E così tutto il giorno, fino alla sera tardi, quando ancora si sentono pellegrini sulla via dolorosa, o un gruppo di turisti che si è attardato al Muro del Pianto e torna a notte inoltrata verso l’hotel. Poi la notte con il suo silenzio interrotto dalle persiane in lamiera che, spesso, il vento che viene dal deserto fa sbattere impietosamente sulle pietre dei muri fino a piegarle.

Le voci di Gerusalemme sono multi-lingue e multi-religiose, sono voci di vita che potrebbero rintracciarsi in molte città, ma, più spesso ancora qui, sono voci di preghiera che salgono verso Dio e fanno meditare. Ognuno pensa di farsi sentire nel suo modo unico ed irripetibile, nella sua lingua e Dio ascolta tutti e tutto: come un Padre che sa non fare distinzione per i figli. Per lui e per la madre sono tutti figli unici.

Ma c’è un’altra voce di Gerusalemme che parla, a volte, più forte delle altre: il silenzio. Il silenzio della notte, dopo una giornata piena di voci e rumori, il silenzio che scende sui quartieri ebraici dal venerdì sera all’avvicinarsi dello shabbat. Il silenzio che al tramonto del venerdì scende sulle case dove gli ebrei vivono. Lì si celebra lo shabbat nell’intimità della vita di famiglia, ma nulla si avverte dall’esterno.
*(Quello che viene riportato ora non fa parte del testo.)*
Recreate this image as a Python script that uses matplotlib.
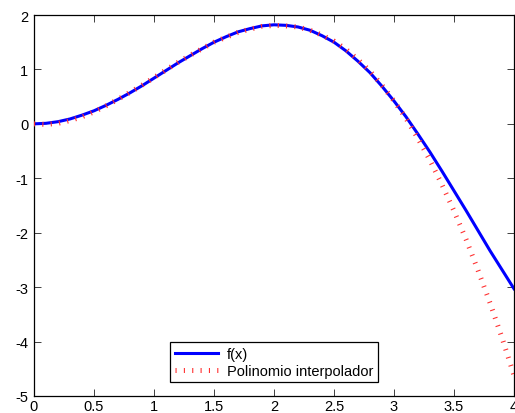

Tanto il musulmano deve gridare al mondo la sua necessità di innalzare il suo pensiero a Dio altrettanto l’ebreo si chiude fra le mura domestiche, quasi nuovo tempio dopo la distruzione di quello di Gerusalemme. Lì, con la sua famiglia, prega e canta e lo fa con discrezione. Ma il silenzio è una voce importante, che bisogna sapere cogliere, perché rivela l’anima del popolo eletto.

Ecco un’altra faccia della magia di questa città, che può essere letta ed ascoltata in mille modi e non è mai abbastanza.